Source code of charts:

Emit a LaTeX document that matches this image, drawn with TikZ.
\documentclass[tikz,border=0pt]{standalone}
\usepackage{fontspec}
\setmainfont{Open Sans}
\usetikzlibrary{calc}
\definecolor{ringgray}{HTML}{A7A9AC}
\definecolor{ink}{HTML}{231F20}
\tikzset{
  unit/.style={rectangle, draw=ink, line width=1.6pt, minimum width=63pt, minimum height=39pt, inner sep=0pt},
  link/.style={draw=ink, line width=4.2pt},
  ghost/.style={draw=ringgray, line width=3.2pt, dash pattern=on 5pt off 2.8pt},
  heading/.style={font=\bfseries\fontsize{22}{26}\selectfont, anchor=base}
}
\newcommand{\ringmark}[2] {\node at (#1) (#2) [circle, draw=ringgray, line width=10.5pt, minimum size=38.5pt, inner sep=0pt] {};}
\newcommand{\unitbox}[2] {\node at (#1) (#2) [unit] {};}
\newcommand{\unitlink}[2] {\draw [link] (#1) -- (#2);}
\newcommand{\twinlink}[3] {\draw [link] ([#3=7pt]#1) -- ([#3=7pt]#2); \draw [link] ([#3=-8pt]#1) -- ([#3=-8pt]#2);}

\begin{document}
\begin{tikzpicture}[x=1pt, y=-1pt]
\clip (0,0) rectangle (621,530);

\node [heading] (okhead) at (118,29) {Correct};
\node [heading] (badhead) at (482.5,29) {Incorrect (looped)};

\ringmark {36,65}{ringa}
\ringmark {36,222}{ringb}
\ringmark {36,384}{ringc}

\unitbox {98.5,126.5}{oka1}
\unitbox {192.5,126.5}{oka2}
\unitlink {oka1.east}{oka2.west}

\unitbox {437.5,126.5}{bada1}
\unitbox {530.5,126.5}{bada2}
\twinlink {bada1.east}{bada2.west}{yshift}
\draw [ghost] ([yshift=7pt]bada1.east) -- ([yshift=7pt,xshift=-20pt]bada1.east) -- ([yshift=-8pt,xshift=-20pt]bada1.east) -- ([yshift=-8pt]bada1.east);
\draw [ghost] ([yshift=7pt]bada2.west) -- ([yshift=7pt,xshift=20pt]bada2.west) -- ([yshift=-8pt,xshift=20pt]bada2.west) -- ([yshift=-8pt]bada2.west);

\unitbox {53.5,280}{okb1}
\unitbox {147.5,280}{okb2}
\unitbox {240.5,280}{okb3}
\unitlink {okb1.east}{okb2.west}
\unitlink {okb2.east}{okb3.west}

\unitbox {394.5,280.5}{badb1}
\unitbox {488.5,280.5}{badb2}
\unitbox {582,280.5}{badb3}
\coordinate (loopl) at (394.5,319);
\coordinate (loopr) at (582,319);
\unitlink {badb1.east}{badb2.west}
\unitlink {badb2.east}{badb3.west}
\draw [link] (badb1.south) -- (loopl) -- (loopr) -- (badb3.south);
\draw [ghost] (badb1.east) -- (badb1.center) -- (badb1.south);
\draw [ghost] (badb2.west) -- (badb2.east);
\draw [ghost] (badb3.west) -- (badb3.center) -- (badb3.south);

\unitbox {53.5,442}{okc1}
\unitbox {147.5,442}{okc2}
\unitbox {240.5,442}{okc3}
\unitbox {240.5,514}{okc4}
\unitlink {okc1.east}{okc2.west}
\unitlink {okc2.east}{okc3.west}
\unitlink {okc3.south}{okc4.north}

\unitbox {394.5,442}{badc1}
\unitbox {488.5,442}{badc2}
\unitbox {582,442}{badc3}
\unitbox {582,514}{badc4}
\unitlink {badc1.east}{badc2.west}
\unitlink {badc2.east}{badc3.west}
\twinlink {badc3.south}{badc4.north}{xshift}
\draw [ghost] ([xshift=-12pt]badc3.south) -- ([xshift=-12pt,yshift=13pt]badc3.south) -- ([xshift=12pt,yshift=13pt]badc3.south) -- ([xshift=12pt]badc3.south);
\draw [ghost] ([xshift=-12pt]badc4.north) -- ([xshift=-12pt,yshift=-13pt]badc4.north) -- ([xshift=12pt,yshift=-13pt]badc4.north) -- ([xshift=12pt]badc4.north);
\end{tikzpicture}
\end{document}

* * *

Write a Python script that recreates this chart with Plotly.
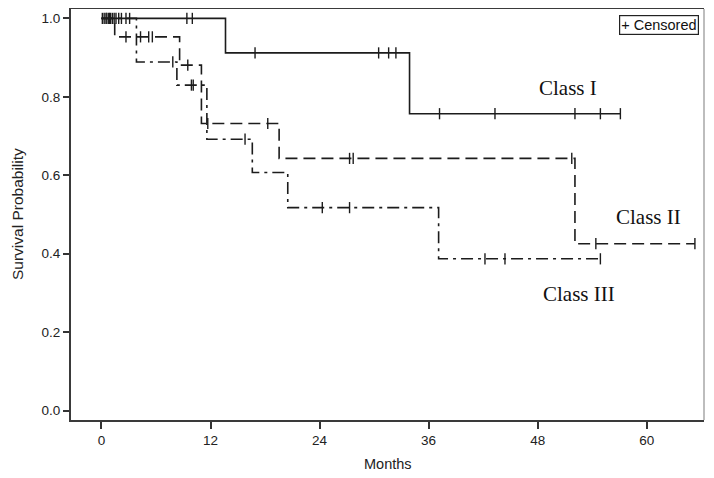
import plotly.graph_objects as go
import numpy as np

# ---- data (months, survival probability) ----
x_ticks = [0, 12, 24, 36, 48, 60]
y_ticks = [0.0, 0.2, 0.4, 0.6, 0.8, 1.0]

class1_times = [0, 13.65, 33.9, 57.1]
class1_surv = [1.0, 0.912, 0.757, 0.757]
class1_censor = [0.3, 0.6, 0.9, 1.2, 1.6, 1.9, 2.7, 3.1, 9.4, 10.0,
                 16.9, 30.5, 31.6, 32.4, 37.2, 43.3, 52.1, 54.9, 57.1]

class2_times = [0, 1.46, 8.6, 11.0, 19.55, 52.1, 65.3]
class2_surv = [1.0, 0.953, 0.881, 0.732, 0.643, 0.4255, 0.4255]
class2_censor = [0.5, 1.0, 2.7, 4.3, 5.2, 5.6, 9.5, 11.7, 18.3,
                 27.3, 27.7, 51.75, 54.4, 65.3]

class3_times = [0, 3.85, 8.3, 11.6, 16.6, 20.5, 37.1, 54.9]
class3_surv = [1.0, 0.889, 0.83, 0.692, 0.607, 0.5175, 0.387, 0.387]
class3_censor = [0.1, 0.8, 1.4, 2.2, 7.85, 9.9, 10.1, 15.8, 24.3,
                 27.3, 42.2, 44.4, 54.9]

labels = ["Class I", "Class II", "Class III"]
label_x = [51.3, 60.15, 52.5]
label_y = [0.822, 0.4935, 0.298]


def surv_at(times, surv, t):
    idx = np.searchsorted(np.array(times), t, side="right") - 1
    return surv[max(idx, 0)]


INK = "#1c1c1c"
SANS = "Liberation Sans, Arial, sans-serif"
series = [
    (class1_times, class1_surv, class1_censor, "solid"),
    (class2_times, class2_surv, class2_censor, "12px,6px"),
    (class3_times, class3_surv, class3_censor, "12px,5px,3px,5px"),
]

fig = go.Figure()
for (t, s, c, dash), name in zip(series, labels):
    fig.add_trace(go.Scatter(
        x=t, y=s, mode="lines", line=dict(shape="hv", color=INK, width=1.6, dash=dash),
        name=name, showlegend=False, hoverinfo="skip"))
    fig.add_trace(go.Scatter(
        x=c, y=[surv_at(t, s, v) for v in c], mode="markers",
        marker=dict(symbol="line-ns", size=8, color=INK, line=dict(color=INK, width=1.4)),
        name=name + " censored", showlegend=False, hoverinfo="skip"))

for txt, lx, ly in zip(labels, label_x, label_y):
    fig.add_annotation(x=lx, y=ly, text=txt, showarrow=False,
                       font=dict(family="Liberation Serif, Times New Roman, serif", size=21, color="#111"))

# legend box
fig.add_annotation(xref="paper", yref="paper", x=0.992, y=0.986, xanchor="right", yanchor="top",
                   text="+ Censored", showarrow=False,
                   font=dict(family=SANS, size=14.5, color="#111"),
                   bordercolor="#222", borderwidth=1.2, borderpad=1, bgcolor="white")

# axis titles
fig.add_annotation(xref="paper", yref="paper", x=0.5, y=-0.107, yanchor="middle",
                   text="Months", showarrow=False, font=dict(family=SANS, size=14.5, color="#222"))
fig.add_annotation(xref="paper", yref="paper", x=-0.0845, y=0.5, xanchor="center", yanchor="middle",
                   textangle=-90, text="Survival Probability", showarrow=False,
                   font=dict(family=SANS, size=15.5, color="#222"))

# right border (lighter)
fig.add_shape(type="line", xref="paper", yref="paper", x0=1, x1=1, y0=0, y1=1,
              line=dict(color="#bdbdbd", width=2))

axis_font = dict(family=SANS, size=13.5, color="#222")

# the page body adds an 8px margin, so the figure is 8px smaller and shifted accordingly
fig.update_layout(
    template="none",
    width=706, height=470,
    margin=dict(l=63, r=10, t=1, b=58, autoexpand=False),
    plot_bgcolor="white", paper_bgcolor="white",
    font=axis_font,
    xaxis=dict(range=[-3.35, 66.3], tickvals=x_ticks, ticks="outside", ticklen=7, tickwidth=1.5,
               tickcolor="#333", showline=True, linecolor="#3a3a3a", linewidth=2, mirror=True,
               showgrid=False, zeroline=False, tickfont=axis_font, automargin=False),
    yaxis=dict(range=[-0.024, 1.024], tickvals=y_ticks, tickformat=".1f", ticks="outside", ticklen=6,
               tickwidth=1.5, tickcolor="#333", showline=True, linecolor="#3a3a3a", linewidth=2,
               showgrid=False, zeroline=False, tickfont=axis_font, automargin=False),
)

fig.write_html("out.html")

...

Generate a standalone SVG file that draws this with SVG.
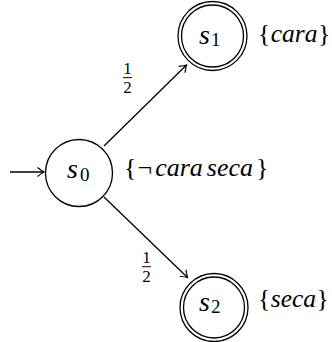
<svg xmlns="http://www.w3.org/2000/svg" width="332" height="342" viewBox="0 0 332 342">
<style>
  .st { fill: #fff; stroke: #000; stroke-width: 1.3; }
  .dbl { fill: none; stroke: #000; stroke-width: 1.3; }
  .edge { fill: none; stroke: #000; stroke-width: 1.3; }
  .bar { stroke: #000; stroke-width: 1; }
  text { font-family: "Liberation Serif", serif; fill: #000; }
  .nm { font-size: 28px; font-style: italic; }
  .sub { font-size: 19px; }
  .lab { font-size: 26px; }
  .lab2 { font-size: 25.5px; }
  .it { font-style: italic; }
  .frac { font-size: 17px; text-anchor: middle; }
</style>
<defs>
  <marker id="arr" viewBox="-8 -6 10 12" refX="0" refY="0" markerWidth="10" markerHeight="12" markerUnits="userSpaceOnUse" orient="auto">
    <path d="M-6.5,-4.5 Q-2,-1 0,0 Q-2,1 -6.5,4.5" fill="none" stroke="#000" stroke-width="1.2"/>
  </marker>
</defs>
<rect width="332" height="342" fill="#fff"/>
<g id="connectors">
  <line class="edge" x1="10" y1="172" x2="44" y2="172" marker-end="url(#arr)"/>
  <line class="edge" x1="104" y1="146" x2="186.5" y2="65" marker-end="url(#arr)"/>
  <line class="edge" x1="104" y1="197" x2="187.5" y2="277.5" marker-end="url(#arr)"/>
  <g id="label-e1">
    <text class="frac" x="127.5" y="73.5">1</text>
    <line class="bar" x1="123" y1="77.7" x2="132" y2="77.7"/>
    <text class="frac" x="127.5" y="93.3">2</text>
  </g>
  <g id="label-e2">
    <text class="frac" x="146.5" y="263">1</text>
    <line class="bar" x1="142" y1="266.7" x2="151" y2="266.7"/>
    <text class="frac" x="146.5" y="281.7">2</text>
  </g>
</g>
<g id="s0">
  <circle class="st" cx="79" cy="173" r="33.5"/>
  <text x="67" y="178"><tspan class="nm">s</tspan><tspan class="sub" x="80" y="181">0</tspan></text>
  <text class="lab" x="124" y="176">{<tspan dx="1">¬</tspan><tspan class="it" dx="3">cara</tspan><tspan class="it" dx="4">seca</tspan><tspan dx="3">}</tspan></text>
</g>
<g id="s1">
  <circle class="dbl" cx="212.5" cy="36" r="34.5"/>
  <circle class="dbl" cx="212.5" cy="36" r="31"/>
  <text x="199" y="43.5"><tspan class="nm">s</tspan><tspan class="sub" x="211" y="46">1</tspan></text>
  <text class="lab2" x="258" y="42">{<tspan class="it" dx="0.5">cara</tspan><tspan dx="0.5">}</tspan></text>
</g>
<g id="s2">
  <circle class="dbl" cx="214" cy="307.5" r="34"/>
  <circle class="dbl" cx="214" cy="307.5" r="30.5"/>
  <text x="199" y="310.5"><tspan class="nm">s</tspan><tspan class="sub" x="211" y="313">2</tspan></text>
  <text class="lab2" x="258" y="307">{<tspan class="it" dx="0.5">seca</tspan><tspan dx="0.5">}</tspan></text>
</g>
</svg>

▶ WORK TO COMPLETE: Write out exactly the lines from the one that has "Write a Python" down to the one that has "16.9, 30.5, 31.6, 32.4, 37.2, 43.3, 52.1, 54.9, 57.1]", including both. Pictures stay out of the copy.

▶ TASK OUTPUT:
Write a Python script that recreates this chart with Plotly.
import plotly.graph_objects as go
import numpy as np

# ---- data (months, survival probability) ----
x_ticks = [0, 12, 24, 36, 48, 60]
y_ticks = [0.0, 0.2, 0.4, 0.6, 0.8, 1.0]

class1_times = [0, 13.65, 33.9, 57.1]
class1_surv = [1.0, 0.912, 0.757, 0.757]
class1_censor = [0.3, 0.6, 0.9, 1.2, 1.6, 1.9, 2.7, 3.1, 9.4, 10.0,
                 16.9, 30.5, 31.6, 32.4, 37.2, 43.3, 52.1, 54.9, 57.1]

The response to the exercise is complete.